— begin —

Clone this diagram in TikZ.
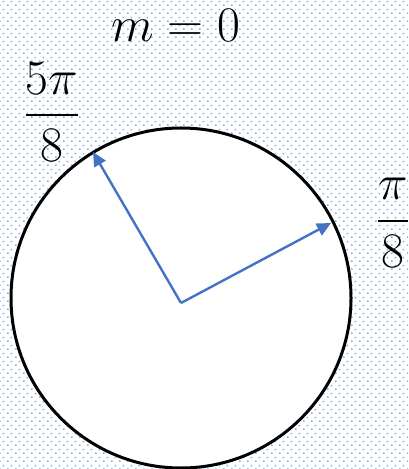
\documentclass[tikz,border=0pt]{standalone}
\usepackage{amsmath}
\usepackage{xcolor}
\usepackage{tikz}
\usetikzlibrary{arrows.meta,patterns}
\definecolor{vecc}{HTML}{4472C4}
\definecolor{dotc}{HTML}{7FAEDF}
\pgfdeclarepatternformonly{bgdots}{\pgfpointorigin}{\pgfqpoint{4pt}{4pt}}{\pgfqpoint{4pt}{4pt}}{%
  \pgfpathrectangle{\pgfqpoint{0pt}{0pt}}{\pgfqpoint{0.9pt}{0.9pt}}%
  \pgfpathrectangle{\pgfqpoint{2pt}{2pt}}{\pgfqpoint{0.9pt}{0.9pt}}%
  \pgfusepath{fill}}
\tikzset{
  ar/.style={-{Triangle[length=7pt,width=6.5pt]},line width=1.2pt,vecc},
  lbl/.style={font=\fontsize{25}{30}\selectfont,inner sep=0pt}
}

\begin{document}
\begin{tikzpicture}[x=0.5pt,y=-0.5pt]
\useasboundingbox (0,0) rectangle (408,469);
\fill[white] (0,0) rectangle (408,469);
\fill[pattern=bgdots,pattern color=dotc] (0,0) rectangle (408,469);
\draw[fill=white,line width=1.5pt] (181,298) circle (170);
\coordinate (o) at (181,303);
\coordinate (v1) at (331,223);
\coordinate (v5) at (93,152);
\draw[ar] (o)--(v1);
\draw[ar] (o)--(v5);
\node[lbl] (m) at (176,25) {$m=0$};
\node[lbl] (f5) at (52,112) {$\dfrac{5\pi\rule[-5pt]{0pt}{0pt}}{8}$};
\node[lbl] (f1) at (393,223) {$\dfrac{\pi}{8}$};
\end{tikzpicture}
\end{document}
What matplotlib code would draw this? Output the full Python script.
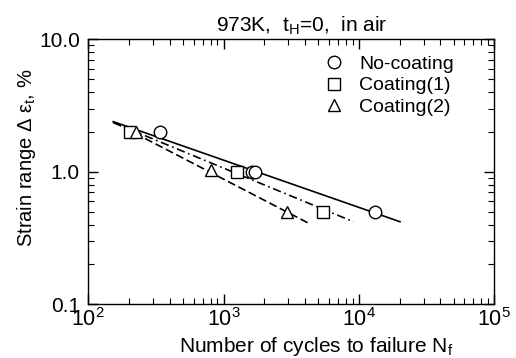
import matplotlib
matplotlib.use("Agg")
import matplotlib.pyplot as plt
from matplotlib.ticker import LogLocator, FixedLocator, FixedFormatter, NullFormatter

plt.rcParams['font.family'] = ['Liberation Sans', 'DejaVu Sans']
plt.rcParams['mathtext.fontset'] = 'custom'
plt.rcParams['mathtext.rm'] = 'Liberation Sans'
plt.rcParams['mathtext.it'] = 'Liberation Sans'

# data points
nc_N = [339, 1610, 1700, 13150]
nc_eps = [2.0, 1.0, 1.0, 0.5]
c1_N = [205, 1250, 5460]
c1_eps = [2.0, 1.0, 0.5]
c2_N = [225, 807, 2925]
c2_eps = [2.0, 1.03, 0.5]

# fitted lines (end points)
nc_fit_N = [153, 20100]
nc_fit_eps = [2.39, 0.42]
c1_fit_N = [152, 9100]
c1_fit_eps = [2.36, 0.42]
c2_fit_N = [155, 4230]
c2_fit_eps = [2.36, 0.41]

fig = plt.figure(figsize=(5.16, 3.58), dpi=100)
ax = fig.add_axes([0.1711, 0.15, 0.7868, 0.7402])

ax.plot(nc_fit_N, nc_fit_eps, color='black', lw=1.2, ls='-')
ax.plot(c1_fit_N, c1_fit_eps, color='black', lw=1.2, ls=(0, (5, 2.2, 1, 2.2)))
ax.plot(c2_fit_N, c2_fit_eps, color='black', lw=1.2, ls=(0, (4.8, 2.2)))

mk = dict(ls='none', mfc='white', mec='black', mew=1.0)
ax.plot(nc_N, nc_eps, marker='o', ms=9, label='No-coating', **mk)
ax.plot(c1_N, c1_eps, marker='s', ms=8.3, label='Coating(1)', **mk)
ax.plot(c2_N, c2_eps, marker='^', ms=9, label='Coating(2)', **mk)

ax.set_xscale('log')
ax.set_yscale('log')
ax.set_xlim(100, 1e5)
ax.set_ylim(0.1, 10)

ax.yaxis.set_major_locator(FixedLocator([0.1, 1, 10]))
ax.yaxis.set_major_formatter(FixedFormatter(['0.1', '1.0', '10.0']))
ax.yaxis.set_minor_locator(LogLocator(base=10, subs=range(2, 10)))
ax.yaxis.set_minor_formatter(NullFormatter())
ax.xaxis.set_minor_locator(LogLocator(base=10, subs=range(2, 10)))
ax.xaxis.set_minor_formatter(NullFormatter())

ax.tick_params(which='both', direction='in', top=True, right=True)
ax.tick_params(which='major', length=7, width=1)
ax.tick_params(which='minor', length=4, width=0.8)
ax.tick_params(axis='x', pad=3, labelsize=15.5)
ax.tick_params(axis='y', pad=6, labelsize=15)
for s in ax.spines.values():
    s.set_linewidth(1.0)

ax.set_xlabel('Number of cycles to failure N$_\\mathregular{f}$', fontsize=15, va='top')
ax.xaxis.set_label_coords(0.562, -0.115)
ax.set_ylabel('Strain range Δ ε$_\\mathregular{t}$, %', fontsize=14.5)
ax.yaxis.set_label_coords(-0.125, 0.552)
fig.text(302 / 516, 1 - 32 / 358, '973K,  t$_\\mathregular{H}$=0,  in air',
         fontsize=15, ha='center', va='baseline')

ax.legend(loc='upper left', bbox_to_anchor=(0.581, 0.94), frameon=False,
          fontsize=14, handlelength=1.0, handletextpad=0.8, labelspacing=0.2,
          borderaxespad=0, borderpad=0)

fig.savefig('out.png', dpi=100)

— end —

Look through the entries above; copy each line where the string "this" appears.

__RESULT BELOW__:
Clone this diagram in TikZ.
What matplotlib code would draw this? Output the full Python script.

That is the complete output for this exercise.